I know what you mean, but your terminology is a bit off here. There’s only one kind of fitness. Evolutionary fitness is, by definition, reproductive success (greater genetic contribution to subsequent generations). So you can’t talk about “reproductive fitness” vs “overall fitness”. It would be better to say “reproductive success” vs “survival”.
But you’re talking about adaptive traits here, about natural selection and sexual selection.
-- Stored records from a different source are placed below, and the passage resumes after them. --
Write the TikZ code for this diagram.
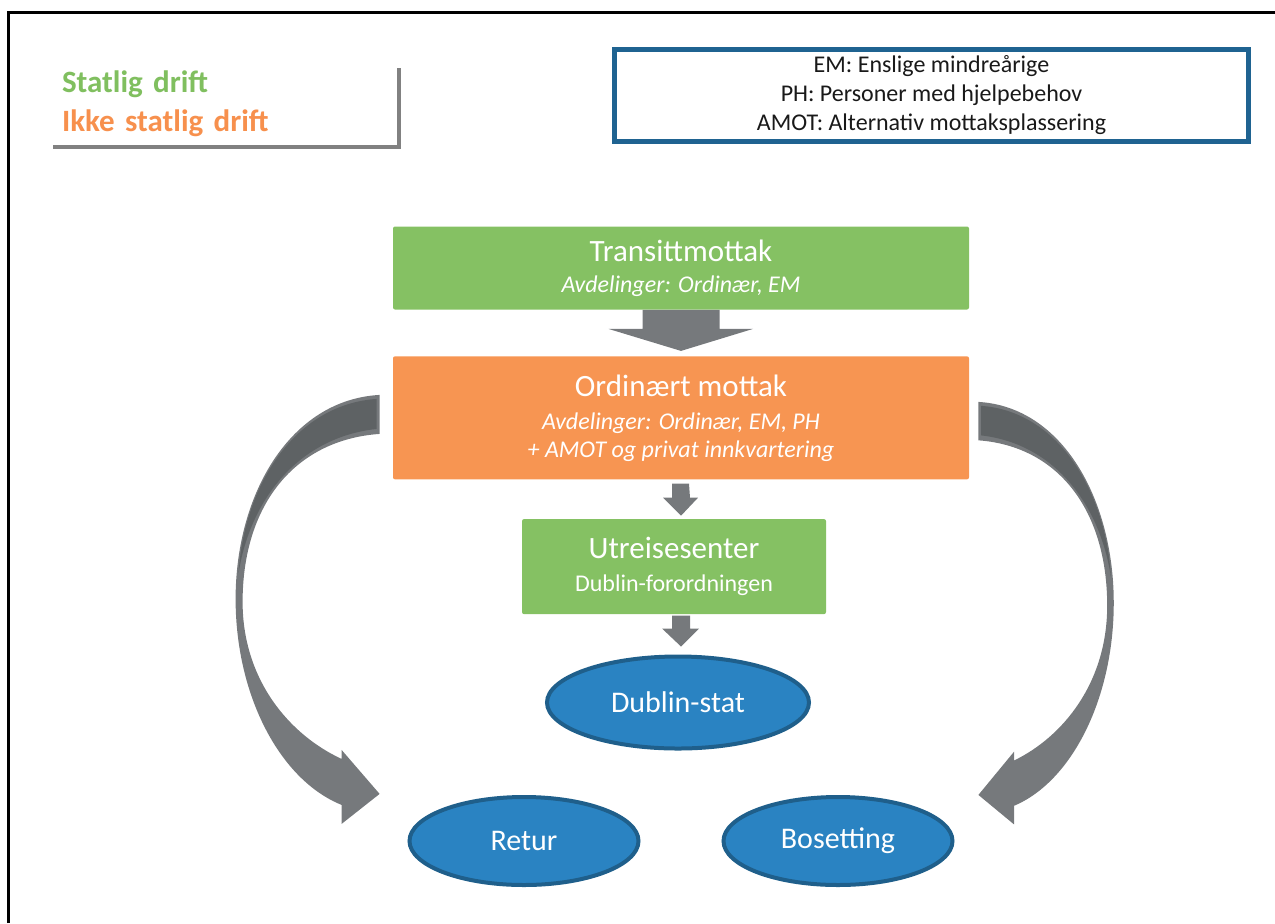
\documentclass[tikz,border=0pt]{standalone}
\usepackage{fontspec}
\setmainfont{Carlito}
\usetikzlibrary{positioning, calc, shapes.geometric, shadows}

\definecolor{stategreen}{HTML}{85C163}
\definecolor{privorange}{HTML}{F79552}
\definecolor{exitblue}{HTML}{2A83C2}
\definecolor{exitedge}{HTML}{1F5F8B}
\definecolor{arrowgray}{HTML}{76797C}
\definecolor{arrowdark}{HTML}{5E6264}
\definecolor{legendgreen}{HTML}{80BF5F}
\definecolor{legendorange}{HTML}{F7904D}
\definecolor{abbrevblue}{HTML}{1F6391}

% bent block arrow, drawn from its upper flat end
\newcommand{\bendarrow}{%
  \fill[arrowgray] (0,0) .. controls (-90,5) and (-144,100) .. (-144,204)
    .. controls (-144,300) and (-100,385) .. (-38,410) -- (-38,429) -- (0,399)
    -- (-38,355) -- (-38,364) .. controls (-90,340) and (-137,285) .. (-137,207)
    .. controls (-137,110) and (-85,45) .. (0,39) -- cycle;
  \fill[arrowdark] (-3,4) .. controls (-88,10) and (-136,95) .. (-141,178)
    .. controls (-130,108) and (-84,43) .. (-3,34) -- cycle;}

\begin{document}
\begin{tikzpicture}[x=0.5pt, y=-0.5pt,
    unitbox/.style={rectangle, rounded corners=1pt, text=white, align=center,
      inner sep=0pt, font=\fontsize{15.5}{18}\selectfont},
    exitnode/.style={ellipse, fill=exitblue, draw=exitedge, line width=2pt,
      text=white, inner sep=0pt, font=\fontsize{15}{18}\selectfont}]
  \useasboundingbox (0,0) rectangle (1275,923);
  \draw[line width=1.5pt] (8,923) -- (8,12) -- (1275,12);

  % legend and abbreviations
  \node[fill=white, drop shadow={shadow xshift=2pt, shadow yshift=-2pt, fill=black!55, opacity=0.9},
    text width=161pt, inner xsep=6.5pt, minimum height=40.5pt, align=left,
    font=\bfseries\fontsize{15.5}{18}\selectfont] (legend) at (223,104)
    {\textcolor{legendgreen}{Statlig drift}\\[1.5pt]\textcolor{legendorange}{Ikke statlig drift}};
  \node[draw=abbrevblue, line width=2.5pt, minimum width=317pt, minimum height=45pt,
    align=center, font=\fontsize{12}{14.5}\selectfont, text=black!90] (abbrev) at (931.5,95.5)
    {EM: Enslige mindreårige\\PH: Personer med hjelpebehov\\AMOT: Alternativ mottaksplassering};

  % reception chain
  \node[unitbox, fill=stategreen, minimum width=288pt, minimum height=41.5pt] (trans) at (681,268)
    {Transittmottak\\[-2.5pt]{\fontsize{12}{14}\selectfont\itshape Avdelinger: Ordinær, EM}};
  \node[unitbox, fill=privorange, minimum width=288pt, minimum height=61.5pt, below=23pt of trans] (ord)
    {Ordinært mottak\\[-1.5pt]{\fontsize{12}{14}\selectfont\itshape Avdelinger: Ordinær, EM, PH}\\[-4pt]{\fontsize{12}{14}\selectfont\itshape + AMOT og privat innkvartering}};
  \node[unitbox, fill=stategreen, minimum width=152pt, minimum height=47.5pt, below=19.5pt of ord, xshift=-3.5pt] (utr)
    {Utreisesenter\\[-1.5pt]{\fontsize{12}{14}\selectfont Dublin-forordningen}};
  \node[exitnode, minimum width=131pt, minimum height=46pt, below=20pt of utr, xshift=2pt] (dub) {Dublin-stat};
  \node[exitnode, minimum width=114.5pt, minimum height=44pt] (ret) at (524,841) {Retur};
  \node[exitnode, minimum width=114.5pt, minimum height=44pt] (bos) at (838,841) {Bosetting};

  % block arrows down the chain
  \fill[arrowgray] ($(trans.south)+(-38.5,0)$) -- ++(0,19) -- ++(-34,0) -- ($(ord.north)+(0,-5)$)
    -- ($(trans.south)+(72,19)$) -- ++(-33.5,0) -- ($(trans.south)+(38.5,0)$) -- cycle;
  \fill[arrowgray] ($(ord.south)+(-9,4)$) -- ++(0,14) -- ++(-9,0) -- ($(ord.south)+(0,36)$)
    -- ($(ord.south)+(17,18)$) -- ++(-8,0) -- ($(ord.south)+(8,4)$) -- cycle;
  \fill[arrowgray] ($(utr.south)+(-2,1)$) -- ++(0,13) -- ++(-10,0) -- ($(utr.south)+(7,32)$)
    -- ($(utr.south)+(25,14)$) -- ++(-9,0) -- ($(utr.south)+(16,1)$) -- cycle;

  % bent arrows to Retur and Bosetting
  \begin{scope}[shift={($(ord.north west)+(-13,39)$)}]
    \bendarrow
  \end{scope}
  \begin{scope}[shift={($(ord.north east)+(9,46)$)}, xscale=-0.94, yscale=0.985]
    \bendarrow
  \end{scope}
\end{tikzpicture}
\end{document}
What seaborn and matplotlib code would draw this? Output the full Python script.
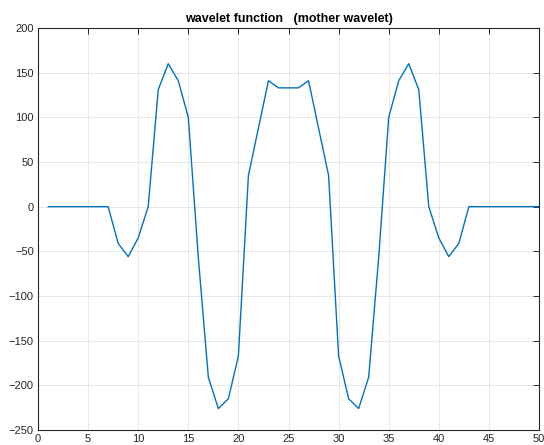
import matplotlib
matplotlib.use("Agg")
import matplotlib.pyplot as plt
import seaborn as sns
import pandas as pd

x_vals = list(range(1, 51))
y_vals = [0, 0, 0, 0, 0, 0, 0, -41, -56, -35,
          0, 131, 160, 141, 100, -57, -191, -226, -215, -167,
          35, 88, 141, 133, 133, 133, 141, 88, 35, -167,
          -215, -226, -191, -57, 100, 141, 160, 131, 0, -35,
          -56, -41, 0, 0, 0, 0, 0, 0, 0, 0]
x_ticks = [0, 5, 10, 15, 20, 25, 30, 35, 40, 45, 50]
y_ticks = [-250, -200, -150, -100, -50, 0, 50, 100, 150, 200]
title = "wavelet function   (mother wavelet)"

sns.set_style("white")
plt.rcParams['font.family'] = ['Liberation Sans', 'DejaVu Sans']

df = pd.DataFrame({"x": x_vals, "y": y_vals})

fig = plt.figure(figsize=(5.44, 4.45), dpi=100)
ax = fig.add_axes([38/544, 1-430/445, (539-38)/544, (430-28)/445])
sns.lineplot(data=df, x="x", y="y", ax=ax, color="#0072BD", linewidth=1.0)

ax.set_xlim(0, 50)
ax.set_ylim(-250, 200)
ax.set_xticks(x_ticks)
ax.set_yticks(y_ticks)
ax.set_xlabel("")
ax.set_ylabel("")
ax.grid(True, color="#e3e3e3", linewidth=0.6)
ax.tick_params(direction="in", length=4, width=0.7, colors="#262626",
               labelsize=8, top=True, right=True, pad=3)
for s in ax.spines.values():
    s.set_color("#262626")
    s.set_linewidth(0.8)
ax.set_title(title, fontsize=9, fontweight="bold", color="black", pad=4)

fig.savefig("out.png", dpi=100)
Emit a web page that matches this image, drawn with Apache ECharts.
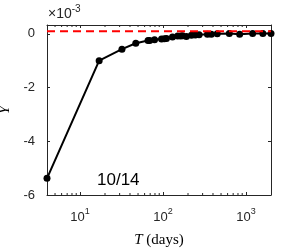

Dropzone’s main point is that some traits are not adaptive at all.
But you also can’t just dismiss the possibility that the chin is not adaptive at all (although I concede that seems unlikely).
The beard is probably so the chinless dudes can get laid too.
My WAG: As the teeth got smaller and the jaws adapted, the chin simply didn’t follow since there was no selective advantage in doing so.
I just find it hard to believe that early humans were choosing mates based on chins. We’re they sitting around at le club Savanna flirting with only the big chins? Seeing how the ideal image of beauty has changed over just the last hundred years, doesn’t seem like an aesthetic feature would change the whole trajectory of human development.
It isn’t really a protruding chin but rather a mid face deficiency. One can tell by the profile, normal is convex theirs is flat or concave. Like Jay Leno, a flat face, the chin is where it should be, the area in the middle third of the face is not far enough out.
Chins do strike me as a remnant of a muzzle, like those still present in our chimp brothers. That is, they’re more atavistic than the more derived receding chins in other homo species. We as humans seem to have a hard time thinking we’re not the furthest from primitive as any great ape gets.